* Job
Copy exactly the lines from the start of the material through the line with "79, left: 127". Pictures stay out of the copy.
#### Given data ####
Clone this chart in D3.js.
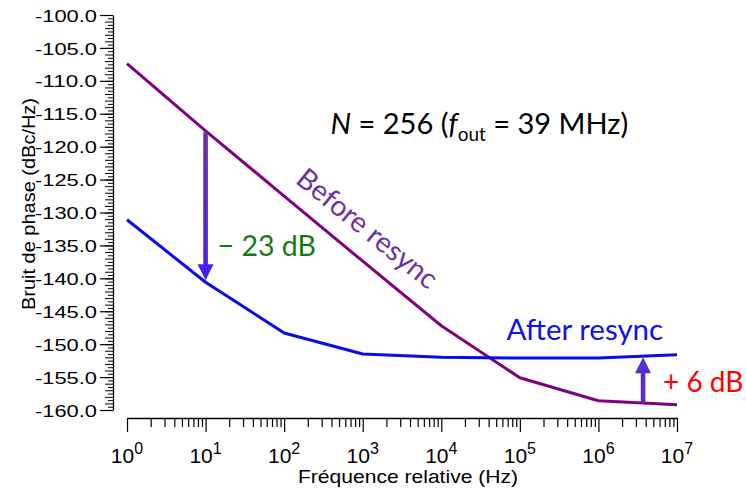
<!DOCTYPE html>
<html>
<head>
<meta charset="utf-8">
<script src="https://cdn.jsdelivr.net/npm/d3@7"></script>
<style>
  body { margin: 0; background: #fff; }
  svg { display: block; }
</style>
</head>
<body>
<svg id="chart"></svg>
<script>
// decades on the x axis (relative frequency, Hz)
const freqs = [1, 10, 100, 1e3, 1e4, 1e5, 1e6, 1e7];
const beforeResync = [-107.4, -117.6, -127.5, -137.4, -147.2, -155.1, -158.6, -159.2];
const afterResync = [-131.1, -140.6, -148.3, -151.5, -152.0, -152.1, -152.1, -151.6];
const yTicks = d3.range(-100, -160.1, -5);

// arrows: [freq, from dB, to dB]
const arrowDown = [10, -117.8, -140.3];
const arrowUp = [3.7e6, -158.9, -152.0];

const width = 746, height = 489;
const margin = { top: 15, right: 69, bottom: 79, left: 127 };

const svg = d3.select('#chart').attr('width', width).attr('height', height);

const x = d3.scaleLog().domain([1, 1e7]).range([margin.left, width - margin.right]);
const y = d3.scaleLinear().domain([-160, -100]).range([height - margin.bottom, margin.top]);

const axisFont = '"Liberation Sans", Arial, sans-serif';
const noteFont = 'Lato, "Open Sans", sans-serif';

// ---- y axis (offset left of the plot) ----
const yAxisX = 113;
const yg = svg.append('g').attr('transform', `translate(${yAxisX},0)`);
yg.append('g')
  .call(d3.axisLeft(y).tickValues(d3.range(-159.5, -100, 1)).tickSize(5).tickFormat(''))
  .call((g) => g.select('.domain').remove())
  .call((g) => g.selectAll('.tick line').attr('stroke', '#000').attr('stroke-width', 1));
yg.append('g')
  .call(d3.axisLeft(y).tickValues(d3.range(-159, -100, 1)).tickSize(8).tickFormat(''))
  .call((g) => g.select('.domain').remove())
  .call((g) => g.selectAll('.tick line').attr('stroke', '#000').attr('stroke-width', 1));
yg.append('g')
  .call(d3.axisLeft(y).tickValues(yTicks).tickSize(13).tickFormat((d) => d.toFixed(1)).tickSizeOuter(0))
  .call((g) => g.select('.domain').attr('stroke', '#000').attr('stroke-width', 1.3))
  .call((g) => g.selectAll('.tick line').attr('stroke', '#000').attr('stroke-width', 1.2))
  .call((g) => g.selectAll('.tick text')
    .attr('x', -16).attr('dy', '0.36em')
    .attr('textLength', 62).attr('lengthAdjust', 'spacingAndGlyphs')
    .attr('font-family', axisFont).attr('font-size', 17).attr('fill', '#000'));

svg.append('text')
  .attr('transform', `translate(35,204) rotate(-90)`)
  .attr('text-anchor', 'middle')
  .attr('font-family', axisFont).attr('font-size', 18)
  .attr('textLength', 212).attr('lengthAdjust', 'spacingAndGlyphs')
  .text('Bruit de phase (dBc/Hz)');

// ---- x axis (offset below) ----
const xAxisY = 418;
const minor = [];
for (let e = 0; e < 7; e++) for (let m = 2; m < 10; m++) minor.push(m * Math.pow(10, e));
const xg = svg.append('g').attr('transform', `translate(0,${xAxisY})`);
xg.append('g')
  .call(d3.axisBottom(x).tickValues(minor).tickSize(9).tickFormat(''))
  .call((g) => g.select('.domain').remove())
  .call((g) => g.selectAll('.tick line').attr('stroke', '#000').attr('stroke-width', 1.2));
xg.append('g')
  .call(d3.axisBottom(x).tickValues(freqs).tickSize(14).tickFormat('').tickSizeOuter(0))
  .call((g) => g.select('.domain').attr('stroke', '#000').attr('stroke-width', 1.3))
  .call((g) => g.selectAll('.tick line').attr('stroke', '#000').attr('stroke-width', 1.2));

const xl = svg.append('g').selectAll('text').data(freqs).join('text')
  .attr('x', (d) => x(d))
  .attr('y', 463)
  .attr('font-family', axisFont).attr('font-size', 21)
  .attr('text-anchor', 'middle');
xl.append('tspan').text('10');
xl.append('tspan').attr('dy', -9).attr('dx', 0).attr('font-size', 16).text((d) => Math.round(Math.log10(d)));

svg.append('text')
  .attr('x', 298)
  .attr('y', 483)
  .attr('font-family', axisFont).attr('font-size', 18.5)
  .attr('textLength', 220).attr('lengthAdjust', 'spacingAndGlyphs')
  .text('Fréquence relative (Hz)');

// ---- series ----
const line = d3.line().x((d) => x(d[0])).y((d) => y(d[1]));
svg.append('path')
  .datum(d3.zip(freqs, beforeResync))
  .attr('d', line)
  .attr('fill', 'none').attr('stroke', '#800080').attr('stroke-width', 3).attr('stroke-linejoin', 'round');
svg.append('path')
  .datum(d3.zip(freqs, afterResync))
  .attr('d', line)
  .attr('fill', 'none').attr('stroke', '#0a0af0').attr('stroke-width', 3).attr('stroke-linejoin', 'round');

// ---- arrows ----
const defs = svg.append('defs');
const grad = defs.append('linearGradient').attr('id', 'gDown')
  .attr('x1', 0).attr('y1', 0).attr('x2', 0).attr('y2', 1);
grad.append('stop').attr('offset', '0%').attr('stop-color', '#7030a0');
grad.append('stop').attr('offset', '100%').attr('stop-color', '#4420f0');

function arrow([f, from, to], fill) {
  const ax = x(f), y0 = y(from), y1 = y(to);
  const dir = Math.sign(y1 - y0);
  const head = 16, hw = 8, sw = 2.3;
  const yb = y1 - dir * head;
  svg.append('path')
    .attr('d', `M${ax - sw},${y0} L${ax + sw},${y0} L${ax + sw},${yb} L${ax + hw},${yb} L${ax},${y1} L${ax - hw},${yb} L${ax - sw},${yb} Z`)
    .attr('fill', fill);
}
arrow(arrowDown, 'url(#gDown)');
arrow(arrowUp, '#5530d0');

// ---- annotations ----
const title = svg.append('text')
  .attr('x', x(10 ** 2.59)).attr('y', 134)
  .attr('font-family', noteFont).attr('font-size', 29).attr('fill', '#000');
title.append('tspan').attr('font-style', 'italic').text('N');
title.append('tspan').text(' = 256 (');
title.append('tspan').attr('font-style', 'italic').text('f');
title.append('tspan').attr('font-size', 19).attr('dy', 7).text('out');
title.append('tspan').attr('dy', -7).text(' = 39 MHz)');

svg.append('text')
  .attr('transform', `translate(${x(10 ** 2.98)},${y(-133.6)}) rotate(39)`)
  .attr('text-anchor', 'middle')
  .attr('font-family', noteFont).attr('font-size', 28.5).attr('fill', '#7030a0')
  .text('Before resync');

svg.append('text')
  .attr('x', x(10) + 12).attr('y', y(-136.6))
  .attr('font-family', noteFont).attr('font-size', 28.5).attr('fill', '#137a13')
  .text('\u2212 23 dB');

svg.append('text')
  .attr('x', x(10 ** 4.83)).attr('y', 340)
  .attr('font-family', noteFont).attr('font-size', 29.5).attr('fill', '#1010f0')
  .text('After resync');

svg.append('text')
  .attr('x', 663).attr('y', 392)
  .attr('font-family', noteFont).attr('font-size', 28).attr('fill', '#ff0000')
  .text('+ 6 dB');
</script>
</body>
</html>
####
* Reply
Clone this chart in D3.js.
<!DOCTYPE html>
<html>
<head>
<meta charset="utf-8">
<script src="https://cdn.jsdelivr.net/npm/d3@7"></script>
<style>
  body { margin: 0; background: #fff; }
  svg { display: block; }
</style>
</head>
<body>
<svg id="chart"></svg>
<script>
// decades on the x axis (relative frequency, Hz)
const freqs = [1, 10, 100, 1e3, 1e4, 1e5, 1e6, 1e7];
const beforeResync = [-107.4, -117.6, -127.5, -137.4, -147.2, -155.1, -158.6, -159.2];
const afterResync = [-131.1, -140.6, -148.3, -151.5, -152.0, -152.1, -152.1, -151.6];
const yTicks = d3.range(-100, -160.1, -5);

// arrows: [freq, from dB, to dB]
const arrowDown = [10, -117.8, -140.3];
const arrowUp = [3.7e6, -158.9, -152.0];

const width = 746, height = 489;
const margin = { top: 15, right: 69, bottom: 79, left: 127 };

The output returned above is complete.